August 15, 2010
Tucked away in California’s Sierra Nevada foothills is a community college making national headlines for its sustainability efforts.
Butte College, which rests on a 928 acre wildlife refuge, has declared it will be grid positive — producing more clean energy than it uses — by May 2011.
Since 2005, Butte College has made steps toward this ultimate goal by installing 10,000 solar photovoltaic panels, but this announcement marks the installation of an additional 15,000 panels to be mounted on the ground and rooftops, as well as the college’s plan to create covered parking areas and walkways.
According to the college, it will generate over 6.381 million kW hours per year — enough electricity to power over 9,200 average-sized homes, or the equivalent of removing over 6,000 passenger cars from the roadways.

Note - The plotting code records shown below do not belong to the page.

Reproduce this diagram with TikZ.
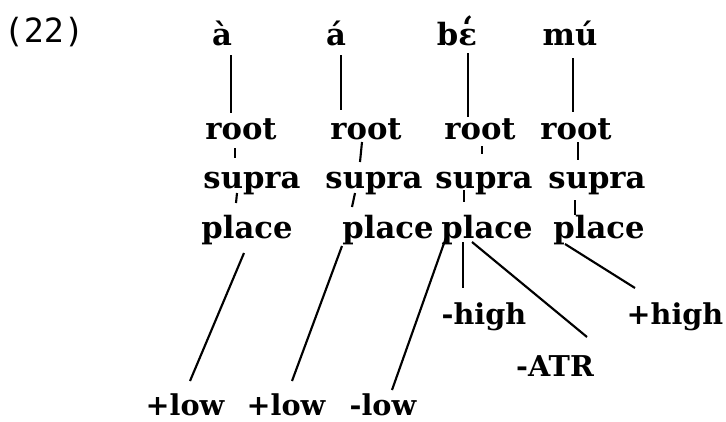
\documentclass[tikz,border=0pt]{standalone}
\usepackage{fontspec}
\setmainfont{DejaVu Serif}
\newfontfamily\exfont{DejaVu Sans Mono}
\usepackage{tikz}
\newcommand{\gravepen}{\ooalign{ɛ\cr\hidewidth\raisebox{0.2em}{\char"60}\hidewidth\cr}}

\begin{document}
\begin{tikzpicture}[
            x = 0.75pt, y = -0.75pt, % pixel grid
            line width = 1.6pt, % line style
            every node/.style={inner sep=0pt, anchor=base},
            seg/.style={font=\bfseries\fontsize{23}{28}\selectfont},
            feat/.style={font=\bfseries\fontsize{21.5}{26}\selectfont}
        ]

        \useasboundingbox (0,0) rectangle (726,422);

        \node (ex) at (44,42) {\exfont\fontsize{25}{30}\selectfont (22)};

        % words
        \node[seg] (wa) at (222,45) {à};
        \node[seg] (wb) at (336,45) {á};
        \node[seg] (wc) at (457,45) {b\gravepen};
        \node[seg] (wd) at (570,45) {mú};

        % tiers
        \node[seg] (ra) at (241,139) {root};
        \node[seg] (rb) at (366,139) {root};
        \node[seg] (rc) at (480,139) {root};
        \node[seg] (rd) at (576,139) {root};

        \node[seg] (sa) at (252,188) {supra};
        \node[seg] (sb) at (374,188) {supra};
        \node[seg] (sc) at (484,188) {supra};
        \node[seg] (sd) at (597,188) {supra};

        \node[seg] (pa) at (247,238) {place};
        \node[seg] (pb) at (388,238) {place};
        \node[seg] (pc) at (487,238) {place};
        \node[seg] (pd) at (599,238) {place};

        % features
        \node[feat] (fa) at (185,415) {+low};
        \node[feat] (fb) at (286,415) {+low};
        \node[feat] (fc) at (383,415) {-low};
        \node[feat] (hc) at (484,324) {-high};
        \node[feat] (tc) at (555,376) {-ATR};
        \node[feat] (hd) at (675,324) {+high};

        \draw ([shift={(9,10)}]wa.base) -- ([shift={(-10,-26)}]ra.base);
        \draw ([shift={(5,10)}]wb.base) -- ([shift={(-25,-29)}]rb.base);
        \draw ([shift={(11,8)}]wc.base) -- ([shift={(-12,-22)}]rc.base);
        \draw ([shift={(3,13)}]wd.base) -- ([shift={(-3,-27)}]rd.base);

        \draw ([shift={(-6,9)}]ra.base) -- ([shift={(-17,-30)}]sa.base);
        \draw ([shift={(-4,3)}]rb.base) -- ([shift={(-14,-26)}]sb.base);
        \draw ([shift={(2,7)}]rc.base) -- ([shift={(-2,-34)}]sc.base);
        \draw ([shift={(2,3)}]rd.base) -- ([shift={(-19,-28)}]sd.base);

        \draw ([shift={(-15,5)}]sa.base) -- ([shift={(-11,-35)}]pa.base);
        \draw ([shift={(-19,5)}]sb.base) -- ([shift={(-36,-31)}]pb.base);
        \draw ([shift={(-20,2)}]sc.base) -- ([shift={(-23,-36)}]pc.base);
        \draw ([shift={(-22,12)}]sd.base) -- ([shift={(-24,-23)}]pd.base);

        \draw ([shift={(-3,15)}]pa.base) -- ([shift={(5,-34)}]fa.base);
        \draw ([shift={(-46,8)}]pb.base) -- ([shift={(6,-34)}]fb.base);
        \draw ([shift={(-39,-6)}]pc.base) -- ([shift={(9,-25)}]fc.base);
        \draw ([shift={(-24,4)}]pc.base) -- ([shift={(-21,-36)}]hc.base);
        \draw ([shift={(-15,4)}]pc.base) -- ([shift={(32,-39)}]tc.base);
        \draw ([shift={(-34,6)}]pd.base) -- ([shift={(-40,-36)}]hd.base);

\end{tikzpicture}
\end{document}
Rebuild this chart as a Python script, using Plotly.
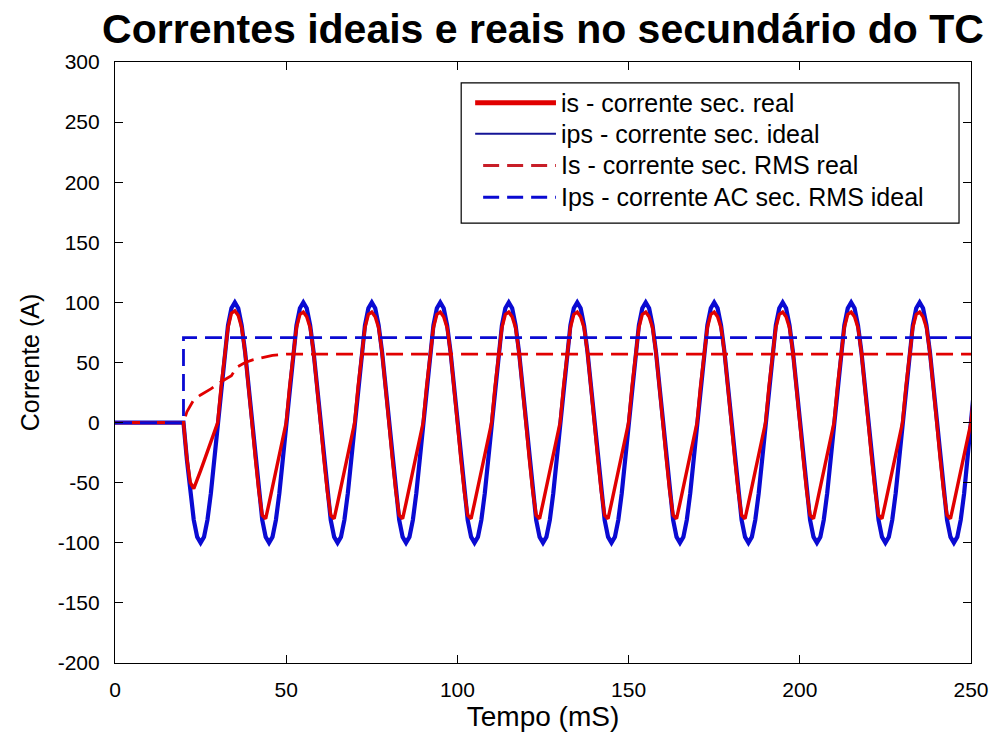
import numpy as np
import plotly.graph_objects as go

# ---- data (time in ms, current in A) ----
t_step_ms = 1.0
t_end_ms = 251
t_fault_ms = 20

# one 50 Hz cycle of the ideal secondary current, 1 ms samples, starting at a
# negative-going zero crossing
ips_cycle = [0.0, -30.9, -58.8, -80.9, -95.1, -100.0, -95.1, -80.9, -58.8, -30.9,
             0.0, 30.9, 58.8, 80.9, 95.1, 100.0, 95.1, 80.9, 58.8, 30.9]

# real secondary current: first cycle after the fault and the steady cycle
is_first_cycle = [0.0, -30.0, -50.0, -55.0, -48.0, -40.0, -32.0, -24.0, -16.0, -8.0,
                  0.0, 30.0, 57.0, 79.0, 91.0, 93.0, 89.0, 79.0, 58.0, 31.0]
is_cycle = [0.0, -30.0, -57.0, -77.0, -80.0, -67.0, -54.0, -41.0, -28.0, -14.0,
            0.0, 30.0, 57.0, 79.0, 90.0, 92.0, 88.0, 79.0, 58.0, 31.0]

# RMS of the real secondary current
rms_real_t = [0, 20, 21, 23, 25, 28, 31, 34, 35.5, 38, 40, 43, 46, 50, 55, 251]
rms_real_v = [0, 0, 9, 19, 23, 28, 34, 39, 46, 50, 52, 54, 56, 57, 57, 57]

# RMS of the ideal AC secondary current
rms_ideal_t = [0, 20, 20, 251]
rms_ideal_v = [0, 0, 70.7, 70.7]

x_ticks = [0, 50, 100, 150, 200, 250]
y_ticks = [-200, -150, -100, -50, 0, 50, 100, 150, 200, 250, 300]

# ---- build the sampled waveforms ----
t = np.arange(0, t_end_ms + 1) * t_step_ms
n_after = len(t) - t_fault_ms
ips = np.concatenate([np.zeros(t_fault_ms),
                      np.tile(ips_cycle, 13)[:n_after]])
is_real = np.concatenate([np.zeros(t_fault_ms), is_first_cycle,
                          np.tile(is_cycle, 13)[:n_after - len(is_first_cycle)]])

RED = "rgb(225,0,0)"
BLUE = "rgb(10,10,210)"
FONT = "Liberation Sans, Arial, sans-serif"

fig = go.Figure()
fig.add_trace(go.Scatter(x=t, y=ips, mode="lines", name="ips - corrente sec. ideal",
                         line=dict(color=BLUE, width=4.2)))
fig.add_trace(go.Scatter(x=t, y=is_real, mode="lines", name="is - corrente sec. real",
                         line=dict(color=RED, width=3.4)))
fig.add_trace(go.Scatter(x=rms_real_t, y=rms_real_v, mode="lines",
                         name="Is - corrente sec. RMS real",
                         line=dict(color=RED, width=2.8, dash="17px,8px")))
fig.add_trace(go.Scatter(x=rms_ideal_t, y=rms_ideal_v, mode="lines",
                         name="Ips - corrente AC sec. RMS ideal",
                         line=dict(color=BLUE, width=2.8, dash="17px,8px")))

# ---- boxed legend drawn in paper coordinates ----
PX0, PX1, PY0, PY1 = 115, 973, 62, 666


def px(x):
    return (x - PX0) / (PX1 - PX0)


def py(y):
    return (PY1 - y) / (PY1 - PY0)


legend_items = [
    ("is - corrente sec. real", RED, 5, None, 476),
    ("ips - corrente sec. ideal", "rgb(20,20,150)", 2, None, 476),
    ("Is - corrente sec. RMS real", "rgb(200,30,40)", 3, "16px,8px", 484),
    ("Ips - corrente AC sec. RMS ideal", BLUE, 3, "16px,8px", 484),
]
shapes = [dict(type="rect", xref="paper", yref="paper",
               x0=px(462), x1=px(961), y0=py(224), y1=py(83),
               line=dict(color="black", width=1.2), fillcolor="white", layer="above")]
annotations = []
row_y = [103, 134, 166, 198]
for (label, color, width, dash, x_start), yy in zip(legend_items, row_y):
    line = dict(color=color, width=width)
    if dash:
        line["dash"] = dash
    shapes.append(dict(type="line", xref="paper", yref="paper",
                       x0=px(x_start), x1=px(557), y0=py(yy), y1=py(yy),
                       line=line, layer="above"))
    annotations.append(dict(xref="paper", yref="paper", x=px(560), y=py(yy),
                            text=label, showarrow=False, xanchor="left",
                            yanchor="middle",
                            font=dict(family=FONT, size=25, color="black")))

axis_common = dict(
    showline=True, linecolor="black", linewidth=1.2, mirror="allticks",
    ticks="inside", ticklen=8, tickwidth=1.2, tickcolor="black",
    showgrid=False, zeroline=False,
    tickfont=dict(family=FONT, size=21, color="black"),
)

fig.update_layout(
    width=1001, height=738,
    margin=dict(l=PX0, r=1001 - PX1, t=PY0, b=738 - PY1),
    paper_bgcolor="white", plot_bgcolor="white",
    showlegend=False,
    title=dict(text="<b>Correntes ideais e reais no secundário do TC</b>",
               x=0.5, xref="paper", xanchor="center",
               y=1 - 29 / 738, yref="container", yanchor="middle",
               font=dict(family=FONT, size=41, color="black")),
    xaxis=dict(range=[0, 250], tickvals=x_ticks,
               ticktext=[str(v) for v in x_ticks], ticklabelstandoff=8,
               title=dict(text="Tempo (mS)", standoff=5,
                          font=dict(family=FONT, size=28, color="black")),
               **axis_common),
    yaxis=dict(range=[-200, 300], tickvals=y_ticks,
               ticktext=[str(v) for v in y_ticks], ticklabelstandoff=10,
               title=dict(text="Corrente (A)", standoff=10,
                          font=dict(family=FONT, size=25, color="black")),
               **axis_common),
    shapes=shapes,
    annotations=annotations,
)

fig.write_html("out.html")
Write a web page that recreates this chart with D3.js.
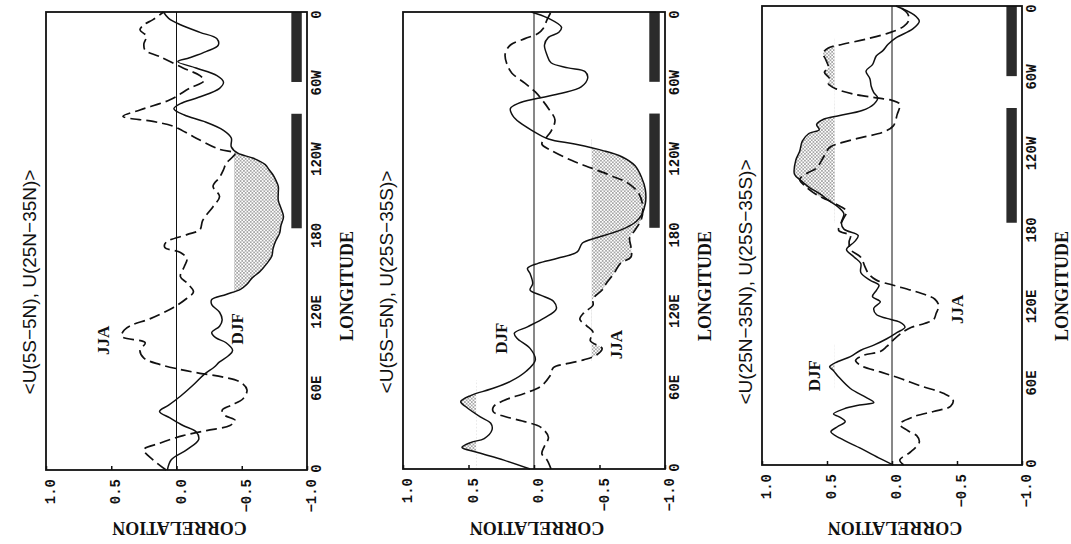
<!DOCTYPE html>
<html><head><meta charset="utf-8">
<script src="https://cdn.jsdelivr.net/npm/d3@7"></script>
<style>body{margin:0;background:#fff;}svg{display:block;}</style>
</head><body>
<svg id="chart" width="1071" height="544"></svg>
<script>
// ---------- data ----------
const titles = ["<U(5S\u22125N), U(25N\u221235N)>", "<U(5S\u22125N), U(25S\u221235S)>", "<U(25N\u221235N), U(25S\u221235S)>"];
const lonTicks = [0, 60, 120, 180, 240, 300, 360];
const lonTickLabels = ["0", "60E", "120E", "180", "120W", "60W", "0"];
const corrTicks = [-1, -0.5, 0, 0.5, 1];
const corrTickLabels = ["\u22121.0", "\u22120.5", "0.0", "0.5", "1.0"];
const seriesNames = ["DJF", "JJA"];
const threshold = 0.44;
const barRanges = [[190, 280], [305, 360]];
const barCorr = [-0.88, -0.96];

const djf1 = [[0,0.07],[8,0.04],[16,-0.08],[24,-0.17],[30,-0.15],[35,-0.05],[41,0.05],[46,0.13],[51,0.06],[58,-0.03],[67,-0.13],[75,-0.21],[81,-0.29],[85,-0.33],[90,-0.40],[94,-0.43],[100,-0.38],[104,-0.30],[108,-0.27],[113,-0.33],[118,-0.35],[124,-0.33],[130,-0.27],[134,-0.27],[138,-0.38],[142,-0.49],[146,-0.54],[151,-0.58],[156,-0.64],[162,-0.69],[168,-0.73],[174,-0.74],[180,-0.76],[186,-0.79],[192,-0.80],[199,-0.82],[206,-0.80],[212,-0.78],[218,-0.78],[223,-0.78],[228,-0.76],[232,-0.74],[236,-0.71],[240,-0.68],[245,-0.59],[249,-0.47],[254,-0.42],[261,-0.42],[267,-0.36],[274,-0.21],[279,-0.06],[284,0.02],[288,-0.03],[293,-0.17],[300,-0.33],[305,-0.36],[310,-0.31],[316,-0.15],[321,-0.01],[324,-0.10],[329,-0.23],[334,-0.32],[339,-0.31],[344,-0.18],[350,-0.03],[355,0.06],[360,0.10]];
const jja1 = [[0,0.08],[8,0.18],[16,0.25],[21,0.13],[27,-0.05],[31,-0.23],[35,-0.41],[39,-0.45],[43,-0.37],[47,-0.35],[51,-0.42],[56,-0.51],[63,-0.54],[69,-0.49],[73,-0.36],[76,-0.18],[79,-0.03],[83,0.13],[88,0.25],[94,0.28],[100,0.24],[105,0.42],[110,0.40],[114,0.34],[119,0.20],[128,0.02],[135,-0.08],[140,-0.13],[147,-0.08],[152,-0.03],[160,-0.06],[166,-0.08],[171,-0.03],[175,0.09],[179,0.08],[185,-0.08],[189,-0.18],[196,-0.20],[207,-0.28],[215,-0.33],[223,-0.28],[230,-0.33],[236,-0.36],[241,-0.38],[246,-0.43],[249,-0.45],[252,-0.33],[262,-0.13],[270,0.02],[274,0.18],[278,0.41],[283,0.28],[291,0.05],[300,-0.10],[306,-0.21],[310,-0.18],[316,-0.05],[325,0.13],[330,0.24],[335,0.25],[341,0.23],[346,0.28],[350,0.25],[354,0.18],[360,0.10]];

const djf2 = [[0,0.03],[7,0.23],[13,0.43],[17,0.55],[21,0.48],[24,0.38],[31,0.32],[36,0.33],[41,0.41],[49,0.52],[53,0.56],[58,0.48],[63,0.33],[69,0.18],[77,0.06],[86,-0.01],[95,0.03],[103,0.13],[107,0.15],[112,0.05],[119,-0.08],[126,-0.17],[132,-0.15],[137,-0.05],[141,0.03],[146,0.01],[154,0.03],[158,0.05],[162,-0.03],[166,-0.18],[171,-0.33],[178,-0.37],[182,-0.47],[186,-0.60],[190,-0.70],[195,-0.78],[200,-0.82],[209,-0.85],[220,-0.85],[230,-0.82],[239,-0.77],[246,-0.67],[251,-0.52],[256,-0.31],[260,-0.11],[267,0.02],[273,0.11],[278,0.16],[284,0.18],[288,0.12],[292,-0.03],[296,-0.21],[301,-0.36],[308,-0.41],[313,-0.39],[316,-0.26],[320,-0.13],[326,-0.10],[334,-0.08],[340,-0.11],[344,-0.19],[348,-0.21],[355,-0.11],[360,0.02]];
const jja2 = [[0,-0.13],[7,-0.10],[12,-0.06],[18,-0.08],[25,-0.11],[33,-0.05],[37,0.06],[41,0.21],[45,0.31],[49,0.31],[54,0.23],[60,0.06],[65,-0.05],[73,-0.12],[80,-0.15],[83,-0.25],[86,-0.38],[90,-0.48],[95,-0.52],[101,-0.43],[108,-0.45],[113,-0.40],[118,-0.35],[123,-0.38],[129,-0.45],[134,-0.45],[141,-0.52],[146,-0.55],[154,-0.61],[162,-0.66],[167,-0.74],[175,-0.74],[182,-0.73],[188,-0.77],[197,-0.82],[207,-0.83],[217,-0.80],[225,-0.72],[231,-0.59],[237,-0.44],[243,-0.29],[251,-0.13],[256,-0.06],[262,-0.10],[266,-0.13],[275,-0.16],[284,-0.11],[291,-0.06],[297,-0.01],[304,0.07],[312,0.17],[320,0.21],[327,0.22],[334,0.18],[339,0.07],[343,-0.03],[347,-0.07],[354,-0.10],[360,-0.13]];

const djf3 = [[0,-0.01],[5,0.09],[13,0.24],[21,0.40],[26,0.47],[30,0.42],[34,0.36],[38,0.41],[40,0.45],[44,0.37],[47,0.25],[49,0.14],[53,0.20],[60,0.32],[69,0.41],[74,0.45],[77,0.48],[81,0.42],[85,0.32],[90,0.24],[94,0.14],[99,0.04],[104,-0.04],[108,-0.10],[112,-0.06],[115,0.04],[118,0.12],[123,0.14],[128,0.09],[132,0.15],[137,0.12],[141,0.10],[145,0.17],[151,0.24],[158,0.24],[163,0.29],[169,0.35],[175,0.29],[180,0.26],[185,0.37],[190,0.39],[197,0.37],[202,0.41],[207,0.48],[213,0.56],[218,0.64],[223,0.70],[228,0.75],[239,0.74],[246,0.71],[254,0.69],[260,0.64],[263,0.56],[267,0.58],[271,0.53],[274,0.41],[278,0.23],[283,0.14],[288,0.11],[292,0.14],[297,0.16],[303,0.17],[309,0.20],[314,0.15],[321,0.12],[325,0.07],[330,0.03],[335,-0.03],[342,-0.16],[348,-0.21],[353,-0.17],[360,-0.03]];
const jja3 = [[0,-0.09],[4,-0.06],[10,-0.14],[18,-0.21],[23,-0.19],[27,-0.12],[32,-0.06],[38,-0.17],[42,-0.32],[46,-0.45],[51,-0.47],[56,-0.40],[62,-0.22],[68,-0.06],[73,0.09],[78,0.24],[82,0.28],[86,0.22],[89,0.09],[93,0.04],[98,-0.01],[104,-0.08],[108,-0.15],[111,-0.25],[114,-0.32],[119,-0.34],[125,-0.36],[130,-0.33],[133,-0.27],[137,-0.15],[141,-0.01],[145,0.12],[150,0.18],[156,0.21],[163,0.24],[169,0.32],[175,0.33],[180,0.32],[184,0.41],[192,0.38],[199,0.35],[203,0.40],[208,0.50],[212,0.58],[218,0.66],[224,0.71],[229,0.65],[233,0.58],[241,0.53],[249,0.48],[253,0.38],[257,0.23],[261,0.07],[266,-0.01],[275,-0.04],[283,-0.06],[286,0.00],[288,0.12],[291,0.30],[295,0.43],[299,0.49],[303,0.48],[308,0.52],[312,0.49],[318,0.51],[323,0.53],[327,0.49],[330,0.38],[334,0.20],[339,0.02],[344,-0.09],[349,-0.13],[354,-0.12],[360,-0.05]];

// shaded (significant) segments: series index, longitude range, sign
const shade1 = [[0, 135, 255, -1]];
const shade2 = [[0, 0, 70, 1], [0, 85, 260, -1], [1, 85, 260, -1]];
const shade3 = [[0, 60, 95, 1], [0, 190, 285, 1], [1, 190, 335, 1]];

// label anchors (lon, corr) for DJF and JJA in each panel
const labelPos1 = [[111, -0.47], [102, 0.56]];
const labelPos2 = [[103, 0.25], [98, -0.63]];
const labelPos3 = [[70, 0.60], [122, -0.50]];

// ---------- drawing ----------
const panelsData = [
  {title: titles[0], series: [djf1, jja1], shade: shade1, labels: labelPos1},
  {title: titles[1], series: [djf2, jja2], shade: shade2, labels: labelPos2},
  {title: titles[2], series: [djf3, jja3], shade: shade3, labels: labelPos3}
];
// frame geometry in the unrotated (portrait) coordinate system
const frames = [
  {x0: 74, x1: 532, y0: 46, y1: 307},
  {x0: 75, x1: 532, y0: 403, y1: 665},
  {x0: 79, x1: 538, y0: 762, y1: 1022}
];

const svg = d3.select("#chart");
const defs = svg.append("defs");
const pat = defs.append("pattern").attr("id", "dots")
  .attr("width", 3.4).attr("height", 3.4).attr("patternUnits", "userSpaceOnUse");
pat.append("rect").attr("width", 3.4).attr("height", 3.4).attr("fill", "#fff");
pat.append("circle").attr("cx", 0.85).attr("cy", 0.85).attr("r", 0.65).attr("fill", "#222");
pat.append("circle").attr("cx", 2.55).attr("cy", 2.55).attr("r", 0.65).attr("fill", "#222");

const root = svg.append("g").attr("transform", "translate(0,544) rotate(-90)");
const monoFont = "'Liberation Mono', 'DejaVu Sans Mono', monospace";
const serifFont = "'Liberation Serif', 'DejaVu Serif', serif";
const sansFont = "'Liberation Sans', Arial, sans-serif";
const curve = d3.curveCatmullRom.alpha(0.5);

panelsData.forEach((p, i) => {
  const f = frames[i];
  const xs = d3.scaleLinear().domain([0, 360]).range([f.x0, f.x1]);
  const ys = d3.scaleLinear().domain([-1, 1]).range([f.y1, f.y0]);
  const g = root.append("g");

  // shading (clip paths live in the same rotated user space as the shaded paths)
  p.shade.forEach((s, k) => {
    const [si, l0, l1, sign] = s;
    const id = `clip${i}_${k}`;
    const yA = sign < 0 ? ys(-threshold) : ys(1);
    const yB = sign < 0 ? ys(-1) : ys(threshold);
    defs.append("clipPath").attr("id", id).attr("clipPathUnits", "userSpaceOnUse")
      .append("rect")
      .attr("x", xs(l0)).attr("width", xs(l1) - xs(l0))
      .attr("y", yA).attr("height", yB - yA);
    const area = d3.area().x(d => xs(d[0])).y0(ys(sign * threshold)).y1(d => ys(d[1])).curve(curve);
    g.append("path").attr("clip-path", `url(#${id})`)
      .attr("d", area(p.series[si])).attr("fill", "url(#dots)");
  });

  // bars
  barRanges.forEach(b => {
    g.append("rect")
      .attr("x", xs(b[0])).attr("width", xs(b[1]) - xs(b[0]))
      .attr("y", ys(barCorr[0])).attr("height", ys(barCorr[1]) - ys(barCorr[0]))
      .attr("fill", "#2b2b2b");
  });

  // zero line
  g.append("line").attr("x1", f.x0).attr("x2", f.x1)
    .attr("y1", ys(0)).attr("y2", ys(0)).attr("stroke", "#111").attr("stroke-width", 1);

  // curves
  const line = d3.line().x(d => xs(d[0])).y(d => ys(d[1])).curve(curve);
  g.append("path").attr("d", line(p.series[0])).attr("fill", "none")
    .attr("stroke", "#111").attr("stroke-width", 1.5);
  g.append("path").attr("d", line(p.series[1])).attr("fill", "none")
    .attr("stroke", "#111").attr("stroke-width", 1.7).attr("stroke-dasharray", "11,5");

  // frame
  g.append("rect").attr("x", f.x0).attr("y", f.y0)
    .attr("width", f.x1 - f.x0).attr("height", f.y1 - f.y0)
    .attr("fill", "none").attr("stroke", "#111").attr("stroke-width", 1.8);

  // correlation axis
  const ax = d3.axisLeft(ys).tickValues(corrTicks)
    .tickFormat((d, j) => corrTickLabels[j])
    .tickSizeInner(-4).tickSizeOuter(0).tickPadding(9);
  const ag = g.append("g").attr("transform", `translate(${f.x0},0)`).call(ax);
  ag.select(".domain").remove();
  ag.selectAll("line").attr("stroke", "#111").attr("stroke-width", 1.5);
  ag.selectAll("text").attr("font-family", monoFont).attr("font-weight", "bold")
    .attr("font-size", 14).attr("dy", "0.62em").attr("fill", "#111");

  // longitude axis
  const bx = d3.axisBottom(xs).tickValues(lonTicks)
    .tickFormat((d, j) => lonTickLabels[j]).tickSize(0).tickPadding(4);
  const bg = g.append("g").attr("transform", `translate(0,${f.y1})`).call(bx);
  bg.select(".domain").remove();
  bg.selectAll("text").attr("font-family", monoFont).attr("font-weight", "bold")
    .attr("font-size", 14).attr("fill", "#111")
    .attr("dx", d => d === 360 ? -3 : (d === 0 ? 1 : 5));

  // titles and axis names
  g.append("text").attr("x", 262).attr("y", f.y0 - 10).attr("text-anchor", "middle")
    .attr("font-family", sansFont).attr("font-size", 19).attr("fill", "#111").text(p.title);
  g.append("text").attr("x", 258).attr("y", f.y1 + 46).attr("text-anchor", "middle")
    .attr("font-family", serifFont).attr("font-weight", "bold").attr("font-size", 18)
    .attr("fill", "#111").text("LONGITUDE");
  g.append("text").attr("transform", `translate(22,${(f.y0 + f.y1) / 2 + 3}) rotate(-90)`)
    .attr("text-anchor", "middle").attr("font-family", serifFont).attr("font-weight", "bold")
    .attr("font-size", 18).attr("fill", "#111").text("CORRELATION");

  // series labels
  p.labels.forEach((lp, k) => {
    g.append("text").attr("x", xs(lp[0])).attr("y", ys(lp[1]))
      .attr("text-anchor", "middle").attr("dominant-baseline", "central")
      .attr("font-family", serifFont).attr("font-weight", "bold").attr("font-size", 17)
      .attr("fill", "#111").text(seriesNames[k]);
  });
});
</script>
</body></html>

When all of the college’s solar projects are combined, the college will have a yearly reduction of over 6.9 million pounds of carbon dioxide (CO2), 27,000 pounds of sulfur dioxide (SO2), and 20,000 pounds of nitrogen oxide (NOX).
“Sustainability is at the heart of everything we do. Being the first grid positive community college in the country demonstrates our commitment to the sustainable practices we’re modeling for our students and our communities,” Butte President Dr. Diana Van Der Ploeg said in a press release.
And it’s true: From the grounds the campus sits on to its ecological facilities design to the courses offered, sustainability truly is at the heart of Butte College, as well as its students and surrounding community.
The Student Alliance for Sustainability (SAS) is a group of devoted students that work to advance sustainable causes. They do this through fundraising campaigns and a number of on campus events such as Campus Sustainability Day and hosting an Energy Awareness Fair.
Upon graduation, many students take the Pledge of Social and Environmental Responsibility that states, “I pledge to explore and take into account the social and environmental consequences of any job I consider and will try to improve these aspects of any organization for which I work.”
And they mean it. In fact many of the workers on the solar project are apprentices who went through the college’s solar installation training program.
According to Mike Miller, Butte College Director of Facilities, Planning and Management, “this project directly employs local people, local vendors and provides a huge economic shot in the arm for Butte County.”
This landmark project not only sets the bar at a higher standard for environmental responsibility for academic institutions, but also for promoting a growing green economy.
And while this type of endeavor may not be possible at other institutions (for varying reasons), on the whole, colleges and universities across the nation are advancing green efforts in whatever ways they can.
Arizona State University has created a School of Sustainability — the first of its kind in the United States — that offers “transdisciplinary degree programs focused on finding practical solutions to environmental, economic, and social challenges.”
The University of California, Berkley has pledged to reduce its greenhouse gas emissions to 1990 levels by 2014, and the University of Maryland – College Park has enacted an ambitious carbon action plan to reach carbon neutrality on campus by 2050.